UPDATE (Jan. 28): Port workers have decided to strike again, alleging their employers have not upheld their end of the agreement.

UPDATE: Chile's port companies, workers and the government have reached a deal to bring strikes to a close. Click here for more details.

With higher volume grape harvests about to begin and the early variety apple season around the corner, a new demographic of Chilean growers may soon be drawn into a social conflict that has already cost the country's fruit industry more than US$100 million in the last two weeks.

While police special forces have made it possible for exporters to retrieve containers, the strike - with origins in a port worker dispute over lunch break payments - continues in San Antonio, which last season accounted for a third of Chile's fruit shipments with a value of US$1.425 billion.

San Antonio port 1 sq

San Antonio

Click here for further background on the issue.

A Chilean Fruit Growers Federation (Fedefruta) release highlighted "serious consequences" for the sector with the ports of San Antonio and Biobío paralyzed for the third week, leading growers to take desperate, last minute actions to repack fruit to be dispatched to other terminals, airports or facilities to convert it into frozen product.

"This third week of the strike compromises an additional US$70 million, and we regret to inform that this has done no more than escalate so that the damages could become immeasurable," Fedefruta president Cristián Allendes said.

"The reason is that in a matter of days the grape harvest in Chile's central zone will start strongly, and we are also about to start with the apple harvest; our two main export products.
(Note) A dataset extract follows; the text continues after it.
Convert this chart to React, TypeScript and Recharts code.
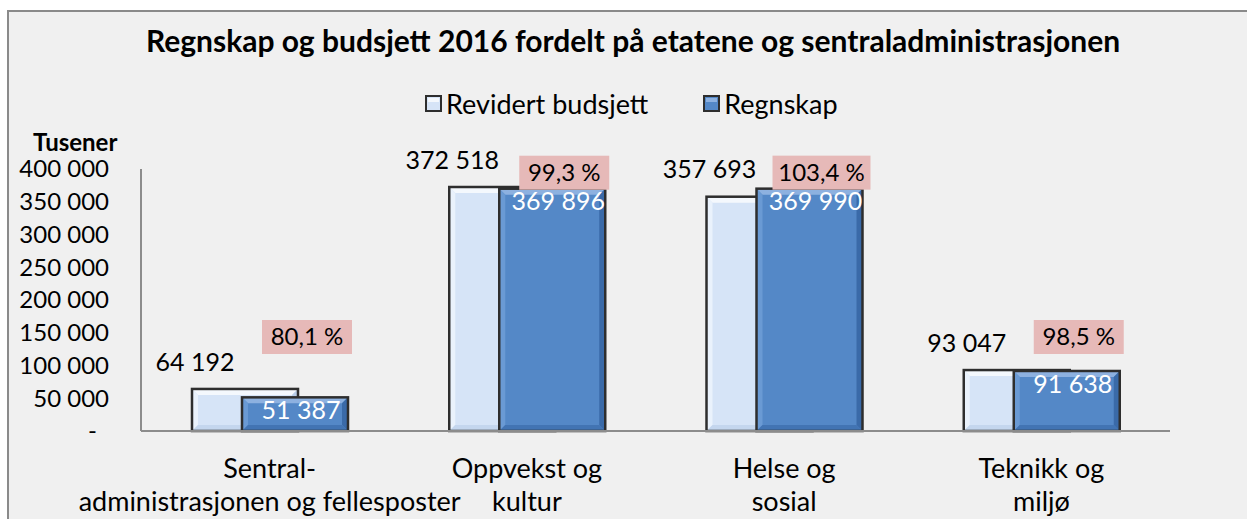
import React from 'react';
import { BarChart, Bar, XAxis, YAxis, Legend, LabelList } from 'recharts';

const categories = [
  'Sentral-\nadministrasjonen og fellesposter',
  'Oppvekst og\nkultur',
  'Helse og\nsosial',
  'Teknikk og\nmiljø',
];
const revidertBudsjett = [64192, 372518, 357693, 93047];
const regnskap = [51387, 369896, 369990, 91638];
const andel = ['80,1 %', '99,3 %', '103,4 %', '98,5 %'];
const seriesNames = ['Revidert budsjett', 'Regnskap'];
const yTicks = [0, 50000, 100000, 150000, 200000, 250000, 300000, 350000, 400000];

const FONT = 'Lato, "Open Sans", sans-serif';

const data = categories.map((name, i) => ({
  name,
  budsjett: revidertBudsjett[i],
  regnskap: regnskap[i],
  andel: andel[i],
}));

const fmt = (v: number) => String(v).replace(/\B(?=(\d{3})+(?!\d))/g, ' ');

// bevel colours per series
const LIGHT = { main: '#d6e4f7', top: '#f4f8fd', left: '#eaf2fc', right: '#b9cde8', bottom: '#c4d6ee' };
const DARK = { main: '#5488c7', top: '#8db1e0', left: '#6a9ad4', right: '#3a6aa8', bottom: '#4274b3' };

function BevelBar(props: any) {
  const { x, y, width: w, height: h, colors } = props;
  if (!h || h <= 0) return null;
  const b = Math.min(6, h / 3, w / 3);
  return (
    <g>
      <rect x={x} y={y} width={w} height={h} fill={colors.main} />
      <polygon points={`${x},${y} ${x + w},${y} ${x + w - b},${y + b} ${x + b},${y + b}`} fill={colors.top} />
      <polygon points={`${x},${y} ${x + b},${y + b} ${x + b},${y + h - b} ${x},${y + h}`} fill={colors.left} />
      <polygon points={`${x + w},${y} ${x + w},${y + h} ${x + w - b},${y + h - b} ${x + w - b},${y + b}`} fill={colors.right} />
      <polygon points={`${x},${y + h} ${x + w},${y + h} ${x + w - b},${y + h - b} ${x + b},${y + h - b}`} fill={colors.bottom} />
      <rect x={x} y={y} width={w} height={h} fill="none" stroke="#2e2e2e" strokeWidth={2.5} />
    </g>
  );
}

const box = (p: any) => {
  const vb = p.viewBox && p.viewBox.width !== undefined ? p.viewBox : p;
  return { x: Number(vb.x), y: Number(vb.y), width: Number(vb.width), height: Number(vb.height) };
};

const BudsjettLabel = (p: any) => {
  const { x, y } = box(p);
  return (
    <text x={x + 3} y={y - 27} dy="0.35em" textAnchor="middle" fontFamily={FONT} fontSize={25} fill="#000">
      {fmt(p.value)}
    </text>
  );
};

const RegnskapLabel = (p: any) => {
  const { x, y, width } = box(p);
  return (
    <text x={x + width / 2 + 6} y={y + 13} dy="0.35em" textAnchor="middle" fontFamily={FONT} fontSize={25} fill="#fff">
      {fmt(p.value)}
    </text>
  );
};

const AndelLabel = (p: any) => {
  const { x, y, width } = box(p);
  const text = String(p.value);
  const bw = text.length * 8 + 42;
  const cx = x + width / 2 + 12;
  const cy = Math.min(y - 16, 337);
  return (
    <g>
      <rect x={cx - bw / 2} y={cy - 17} width={bw} height={34} fill="#e6b9b8" />
      <text x={cx} y={cy} dy="0.35em" textAnchor="middle" fontFamily={FONT} fontSize={24} fill="#000">
        {text}
      </text>
    </g>
  );
};

const YTick = (p: any) => {
  const v = p.payload.value;
  return (
    <text x={v === 0 ? p.x - 12 : p.x} y={p.y} dy="0.35em" textAnchor="end" fontFamily={FONT} fontSize={24} fill="#000">
      {v === 0 ? '-' : fmt(v)}
    </text>
  );
};

const XTick = (p: any) => {
  const lines = String(p.payload.value).split('\n');
  return (
    <text x={p.x} y={p.y} textAnchor="middle" fontFamily={FONT} fontSize={27} fill="#000">
      {lines.map((l, i) => (
        <tspan key={i} x={p.x} y={p.y + 47 + i * 33}>
          {l}
        </tspan>
      ))}
    </text>
  );
};

const LegendIcon = ({ colors }: { colors: typeof LIGHT }) => (
  <svg width={17} height={17} style={{ display: 'block' }}>
    <rect x={1} y={1} width={15} height={15} fill={colors.main} stroke="#2e2e2e" strokeWidth={2} />
    <rect x={3} y={3} width={11} height={4} fill={colors.top} />
  </svg>
);

const renderLegend = () => (
  <div style={{ display: 'flex', alignItems: 'center', fontFamily: FONT, fontSize: 27, color: '#000', whiteSpace: 'nowrap' }}>
    {seriesNames.map((n, i) => (
      <div key={n} style={{ display: 'flex', alignItems: 'center', marginRight: i === 0 ? 55 : 0 }}>
        <LegendIcon colors={i === 0 ? LIGHT : DARK} />
        <span style={{ marginLeft: 4 }}>{n}</span>
      </div>
    ))}
  </div>
);

export default function App() {
  return (
    <div style={{ position: 'absolute', left: 0, top: 0, width: 1247, height: 519, overflow: 'hidden', background: '#fff' }}>
      <div
        style={{
          position: 'absolute',
          left: 7,
          top: 10,
          width: 1300,
          height: 600,
          background: '#f0f0f0',
          borderTop: '2px solid #8a8a8a',
          borderLeft: '2px solid #8a8a8a',
        }}
      />
      <div
        style={{
          position: 'absolute',
          left: 0,
          top: 22,
          width: 1266,
          textAlign: 'center',
          fontFamily: FONT,
          fontWeight: 700,
          fontSize: 30,
          lineHeight: '36px',
          color: '#000',
          whiteSpace: 'nowrap',
        }}
      >
        Regnskap og budsjett 2016 fordelt på etatene og sentraladministrasjonen
      </div>
      <div
        style={{
          position: 'absolute',
          left: 33,
          top: 130,
          fontFamily: FONT,
          fontWeight: 700,
          fontSize: 24,
          lineHeight: '24px',
          color: '#000',
        }}
      >
        Tusener
      </div>
      <div style={{ position: 'absolute', left: 0, top: 0 }}>
        <BarChart
          width={1247}
          height={519}
          data={data}
          margin={{ top: 169, right: 77, bottom: 0, left: 0 }}
          barGap={-56}
        >
          <XAxis
            dataKey="name"
            height={88}
            interval={0}
            tickSize={0}
            tickMargin={0}
            tick={<XTick />}
            axisLine={{ stroke: '#8c8c8c', strokeWidth: 2 }}
          />
          <YAxis
            width={141}
            domain={[0, 400000]}
            ticks={yTicks}
            tickSize={0}
            tickMargin={32}
            tick={<YTick />}
            axisLine={{ stroke: '#8c8c8c', strokeWidth: 2 }}
          />
          <Legend
            layout="horizontal"
            verticalAlign="middle"
            align="center"
            content={renderLegend}
            wrapperStyle={{ top: 87, left: 425, width: 'auto' }}
          />
          <Bar
            dataKey="budsjett"
            name={seriesNames[0]}
            barSize={106}
            isAnimationActive={false}
            shape={(p: any) => <BevelBar {...p} colors={LIGHT} />}
          >
            <LabelList dataKey="budsjett" content={BudsjettLabel} />
          </Bar>
          <Bar
            dataKey="regnskap"
            name={seriesNames[1]}
            barSize={106}
            isAnimationActive={false}
            shape={(p: any) => <BevelBar {...p} colors={DARK} />}
          >
            <LabelList dataKey="regnskap" content={RegnskapLabel} />
            <LabelList dataKey="andel" content={AndelLabel} />
          </Bar>
        </BarChart>
      </div>
    </div>
  );
}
"This adds to a significant increase in the production and packing of blueberries, which will make it almost impossible to take all the fruit just to the ports of Valparaiso and Coquimbo."

Table grapes and apples have accounted for 63% of Chile's exported fruit volume in recent years, with the former included in one in three fruit boxes sent to international markets.

In terms of blueberries, Fedefruta highlighted that most fruit is harvested by growers with plots of no more than 10 hectares, whose livelihoods have been very damaged by the strikes as their crop is delicate and highly perishable.

The organization said grape growers from the country's north were in the same boat, due to the effects of a drought that has lasted for more than eight years.

In response, Allendes put out a call to the actors involved in this conflict that threatened the collapse of the fruit industry.

"We ask the mobilized workers to act with responsibility and awareness in their demands. They don't have the right to risk the work of more than 600,000 people who are linked to the fruit industry, and we cannot allow that they leave us without employment or companies," he said.

"We also call on the port operators to reach agreements with the unions, and that the government manages this conflict and leads a prompt resolution with the parties, or exercises its role of guaranteeing the free trade and transit of our products," he said.

In a speech on Sunday, San Antonio Port Workers Front spokesperson Sergio Vargas said the port workers' strike was an example for all the workers of Chile.

"Today, we the port workers are saying how things have to be done," he said.